▶ **Task to complete**:
The listing below begins with the first line you should copy; stop after the line containing "const tickLabels = ['0.0001', '0.001', '0.01', '0.1', '1'];", and drop every picture.

▶ **Given material**:

◆ ◆ ◆ ◆

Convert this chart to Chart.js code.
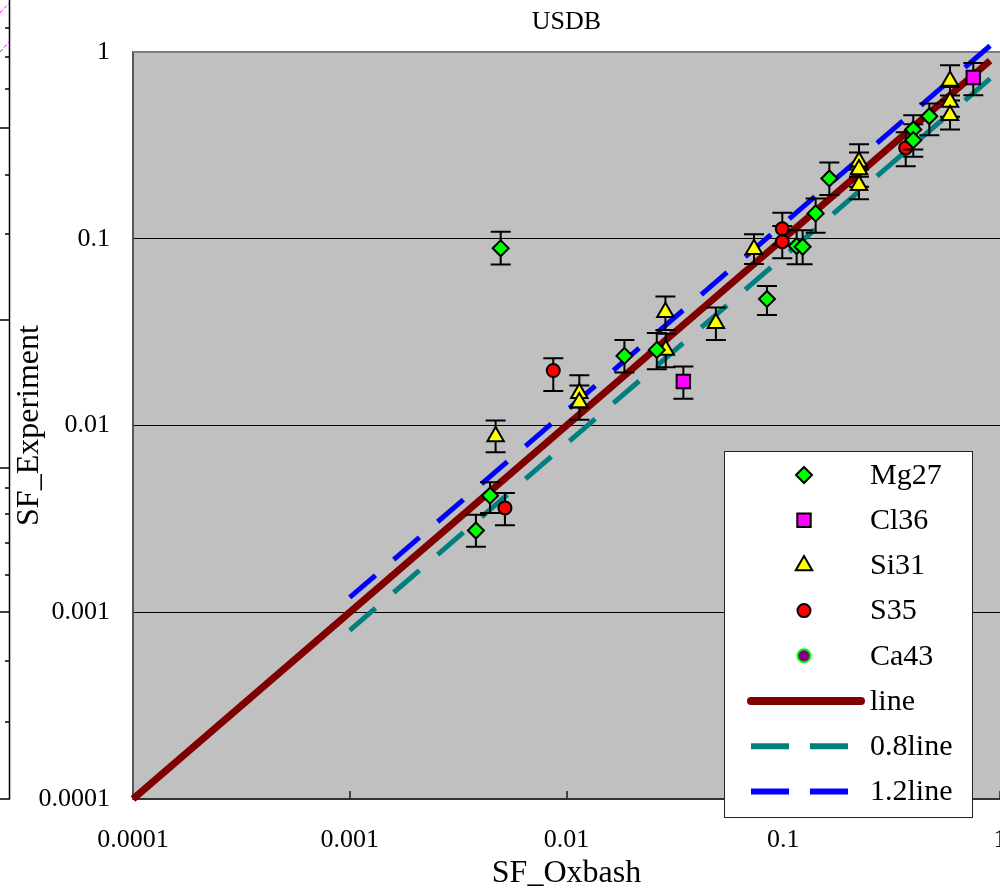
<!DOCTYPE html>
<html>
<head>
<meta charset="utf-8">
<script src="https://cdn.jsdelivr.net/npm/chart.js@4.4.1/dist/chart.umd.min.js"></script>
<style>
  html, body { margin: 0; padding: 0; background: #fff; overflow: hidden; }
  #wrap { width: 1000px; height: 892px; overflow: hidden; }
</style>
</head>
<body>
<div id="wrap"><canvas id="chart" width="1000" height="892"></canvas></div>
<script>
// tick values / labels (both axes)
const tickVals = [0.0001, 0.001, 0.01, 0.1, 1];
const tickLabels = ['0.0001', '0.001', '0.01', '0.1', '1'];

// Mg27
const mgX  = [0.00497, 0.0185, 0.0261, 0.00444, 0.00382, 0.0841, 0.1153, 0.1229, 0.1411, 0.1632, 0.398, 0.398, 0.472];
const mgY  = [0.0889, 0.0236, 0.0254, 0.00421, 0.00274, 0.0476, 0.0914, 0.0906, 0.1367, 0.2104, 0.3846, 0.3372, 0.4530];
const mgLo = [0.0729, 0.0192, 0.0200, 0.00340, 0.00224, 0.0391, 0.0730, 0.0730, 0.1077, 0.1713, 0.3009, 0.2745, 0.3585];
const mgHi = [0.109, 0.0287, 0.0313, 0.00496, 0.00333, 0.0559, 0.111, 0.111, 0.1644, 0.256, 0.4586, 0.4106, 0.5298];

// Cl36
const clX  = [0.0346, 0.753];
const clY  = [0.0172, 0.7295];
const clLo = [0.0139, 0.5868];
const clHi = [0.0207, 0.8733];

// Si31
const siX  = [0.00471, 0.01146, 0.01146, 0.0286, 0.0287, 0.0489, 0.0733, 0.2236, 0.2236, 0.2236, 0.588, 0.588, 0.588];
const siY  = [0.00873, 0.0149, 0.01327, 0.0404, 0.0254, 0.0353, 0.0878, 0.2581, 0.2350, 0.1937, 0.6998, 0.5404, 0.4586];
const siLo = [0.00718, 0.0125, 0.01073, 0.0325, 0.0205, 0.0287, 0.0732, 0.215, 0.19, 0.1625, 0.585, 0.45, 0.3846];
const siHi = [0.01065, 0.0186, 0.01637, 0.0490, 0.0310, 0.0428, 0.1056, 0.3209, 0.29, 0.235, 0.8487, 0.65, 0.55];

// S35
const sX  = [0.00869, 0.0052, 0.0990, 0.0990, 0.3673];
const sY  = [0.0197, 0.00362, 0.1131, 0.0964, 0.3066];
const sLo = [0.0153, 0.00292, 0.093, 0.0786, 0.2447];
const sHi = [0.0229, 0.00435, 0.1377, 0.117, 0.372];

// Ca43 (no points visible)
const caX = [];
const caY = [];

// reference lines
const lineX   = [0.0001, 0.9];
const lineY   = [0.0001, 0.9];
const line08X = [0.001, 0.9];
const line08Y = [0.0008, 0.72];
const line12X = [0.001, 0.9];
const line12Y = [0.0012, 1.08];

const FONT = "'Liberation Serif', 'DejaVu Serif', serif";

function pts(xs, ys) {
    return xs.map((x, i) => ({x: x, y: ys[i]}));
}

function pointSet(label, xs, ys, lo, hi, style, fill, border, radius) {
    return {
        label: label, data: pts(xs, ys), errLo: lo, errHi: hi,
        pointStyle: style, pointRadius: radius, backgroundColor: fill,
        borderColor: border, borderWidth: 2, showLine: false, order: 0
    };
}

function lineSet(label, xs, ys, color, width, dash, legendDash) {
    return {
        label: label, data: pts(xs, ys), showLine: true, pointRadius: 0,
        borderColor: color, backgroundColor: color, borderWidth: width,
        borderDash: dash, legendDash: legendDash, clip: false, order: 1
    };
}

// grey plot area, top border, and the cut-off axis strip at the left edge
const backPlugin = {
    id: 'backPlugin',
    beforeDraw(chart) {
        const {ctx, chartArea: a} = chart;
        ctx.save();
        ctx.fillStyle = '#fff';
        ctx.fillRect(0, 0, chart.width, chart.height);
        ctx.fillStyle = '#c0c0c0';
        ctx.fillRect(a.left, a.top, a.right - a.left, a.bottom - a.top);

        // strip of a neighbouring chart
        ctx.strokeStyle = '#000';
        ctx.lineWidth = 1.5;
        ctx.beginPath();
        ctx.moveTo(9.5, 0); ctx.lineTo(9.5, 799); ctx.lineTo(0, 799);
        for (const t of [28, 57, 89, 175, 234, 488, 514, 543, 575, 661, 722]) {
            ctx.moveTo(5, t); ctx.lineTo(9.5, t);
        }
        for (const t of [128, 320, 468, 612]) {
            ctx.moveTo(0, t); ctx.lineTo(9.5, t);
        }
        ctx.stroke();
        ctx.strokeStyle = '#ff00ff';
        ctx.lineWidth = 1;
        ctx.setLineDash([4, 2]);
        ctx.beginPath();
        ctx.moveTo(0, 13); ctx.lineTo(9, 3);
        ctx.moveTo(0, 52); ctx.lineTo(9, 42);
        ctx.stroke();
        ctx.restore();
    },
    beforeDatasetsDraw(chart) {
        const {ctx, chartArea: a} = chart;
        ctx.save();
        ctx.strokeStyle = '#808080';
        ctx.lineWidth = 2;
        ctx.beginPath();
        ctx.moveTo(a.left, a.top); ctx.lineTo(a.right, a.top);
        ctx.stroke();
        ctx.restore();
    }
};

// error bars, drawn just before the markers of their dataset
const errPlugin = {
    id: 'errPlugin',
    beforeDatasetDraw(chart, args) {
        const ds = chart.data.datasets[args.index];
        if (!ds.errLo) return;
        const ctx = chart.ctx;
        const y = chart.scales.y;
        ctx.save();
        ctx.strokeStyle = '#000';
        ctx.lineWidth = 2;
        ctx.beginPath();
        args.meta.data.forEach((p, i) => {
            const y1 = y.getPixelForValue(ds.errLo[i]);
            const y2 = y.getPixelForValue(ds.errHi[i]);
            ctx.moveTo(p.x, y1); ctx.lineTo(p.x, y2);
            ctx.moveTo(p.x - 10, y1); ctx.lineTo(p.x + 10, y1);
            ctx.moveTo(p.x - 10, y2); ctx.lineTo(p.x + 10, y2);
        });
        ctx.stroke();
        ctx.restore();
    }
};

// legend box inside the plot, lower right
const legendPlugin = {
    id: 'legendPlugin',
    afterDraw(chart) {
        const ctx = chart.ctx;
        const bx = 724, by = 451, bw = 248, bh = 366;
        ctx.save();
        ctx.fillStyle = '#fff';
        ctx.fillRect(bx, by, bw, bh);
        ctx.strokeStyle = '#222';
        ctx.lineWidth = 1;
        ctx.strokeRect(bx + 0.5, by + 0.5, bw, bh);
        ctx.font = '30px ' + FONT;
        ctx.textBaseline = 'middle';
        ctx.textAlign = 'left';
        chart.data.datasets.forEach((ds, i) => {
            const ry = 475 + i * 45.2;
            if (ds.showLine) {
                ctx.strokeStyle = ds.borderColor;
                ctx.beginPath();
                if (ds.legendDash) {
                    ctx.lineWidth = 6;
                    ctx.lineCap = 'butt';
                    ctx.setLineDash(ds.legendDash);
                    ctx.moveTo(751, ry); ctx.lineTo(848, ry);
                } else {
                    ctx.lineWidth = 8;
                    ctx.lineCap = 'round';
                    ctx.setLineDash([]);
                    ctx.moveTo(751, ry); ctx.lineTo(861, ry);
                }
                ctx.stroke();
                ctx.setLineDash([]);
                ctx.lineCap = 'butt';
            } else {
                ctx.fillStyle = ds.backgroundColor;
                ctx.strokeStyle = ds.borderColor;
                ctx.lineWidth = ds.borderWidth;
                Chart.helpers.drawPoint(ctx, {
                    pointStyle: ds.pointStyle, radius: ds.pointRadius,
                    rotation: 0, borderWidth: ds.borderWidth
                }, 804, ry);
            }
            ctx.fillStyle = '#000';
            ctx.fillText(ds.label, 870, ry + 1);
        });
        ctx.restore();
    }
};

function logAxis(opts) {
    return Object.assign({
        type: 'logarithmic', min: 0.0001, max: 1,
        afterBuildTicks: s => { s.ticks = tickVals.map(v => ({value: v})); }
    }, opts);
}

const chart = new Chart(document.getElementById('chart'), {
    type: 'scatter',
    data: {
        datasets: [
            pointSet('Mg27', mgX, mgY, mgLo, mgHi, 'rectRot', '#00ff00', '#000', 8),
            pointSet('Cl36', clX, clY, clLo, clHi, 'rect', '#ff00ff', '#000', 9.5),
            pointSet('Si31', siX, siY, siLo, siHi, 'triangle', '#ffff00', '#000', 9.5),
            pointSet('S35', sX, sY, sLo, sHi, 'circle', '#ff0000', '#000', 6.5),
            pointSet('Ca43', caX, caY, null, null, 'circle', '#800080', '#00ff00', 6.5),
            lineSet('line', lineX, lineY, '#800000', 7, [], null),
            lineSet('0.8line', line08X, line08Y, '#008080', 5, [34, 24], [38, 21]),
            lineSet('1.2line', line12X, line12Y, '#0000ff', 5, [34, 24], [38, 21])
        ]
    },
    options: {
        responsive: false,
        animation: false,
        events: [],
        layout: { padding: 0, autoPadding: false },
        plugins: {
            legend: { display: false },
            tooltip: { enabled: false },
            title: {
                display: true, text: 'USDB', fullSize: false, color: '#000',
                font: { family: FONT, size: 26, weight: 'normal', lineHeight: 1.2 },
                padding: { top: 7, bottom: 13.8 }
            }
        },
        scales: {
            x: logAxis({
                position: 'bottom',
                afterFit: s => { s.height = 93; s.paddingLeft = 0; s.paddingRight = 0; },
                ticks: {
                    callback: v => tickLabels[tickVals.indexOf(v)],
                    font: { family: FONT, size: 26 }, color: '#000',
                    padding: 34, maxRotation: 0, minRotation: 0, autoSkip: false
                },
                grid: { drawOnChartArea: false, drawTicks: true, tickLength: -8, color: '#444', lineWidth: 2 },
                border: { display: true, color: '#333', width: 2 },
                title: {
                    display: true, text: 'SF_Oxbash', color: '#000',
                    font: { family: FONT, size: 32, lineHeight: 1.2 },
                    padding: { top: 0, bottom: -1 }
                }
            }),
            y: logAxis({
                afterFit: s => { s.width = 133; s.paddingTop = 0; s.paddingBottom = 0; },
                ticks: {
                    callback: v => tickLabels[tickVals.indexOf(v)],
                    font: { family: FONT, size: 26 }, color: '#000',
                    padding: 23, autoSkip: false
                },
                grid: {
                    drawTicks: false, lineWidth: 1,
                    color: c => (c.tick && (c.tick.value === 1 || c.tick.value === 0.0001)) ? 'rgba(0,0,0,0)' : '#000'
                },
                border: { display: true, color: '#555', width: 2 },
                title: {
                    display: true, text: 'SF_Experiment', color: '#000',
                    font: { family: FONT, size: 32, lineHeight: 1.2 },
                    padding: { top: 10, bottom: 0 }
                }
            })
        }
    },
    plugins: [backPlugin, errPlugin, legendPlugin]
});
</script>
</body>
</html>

◆ ◆ ◆ ◆

▶ **In response**:
Convert this chart to Chart.js code.
<!DOCTYPE html>
<html>
<head>
<meta charset="utf-8">
<script src="https://cdn.jsdelivr.net/npm/chart.js@4.4.1/dist/chart.umd.min.js"></script>
<style>
  html, body { margin: 0; padding: 0; background: #fff; overflow: hidden; }
  #wrap { width: 1000px; height: 892px; overflow: hidden; }
</style>
</head>
<body>
<div id="wrap"><canvas id="chart" width="1000" height="892"></canvas></div>
<script>
// tick values / labels (both axes)
const tickVals = [0.0001, 0.001, 0.01, 0.1, 1];
const tickLabels = ['0.0001', '0.001', '0.01', '0.1', '1'];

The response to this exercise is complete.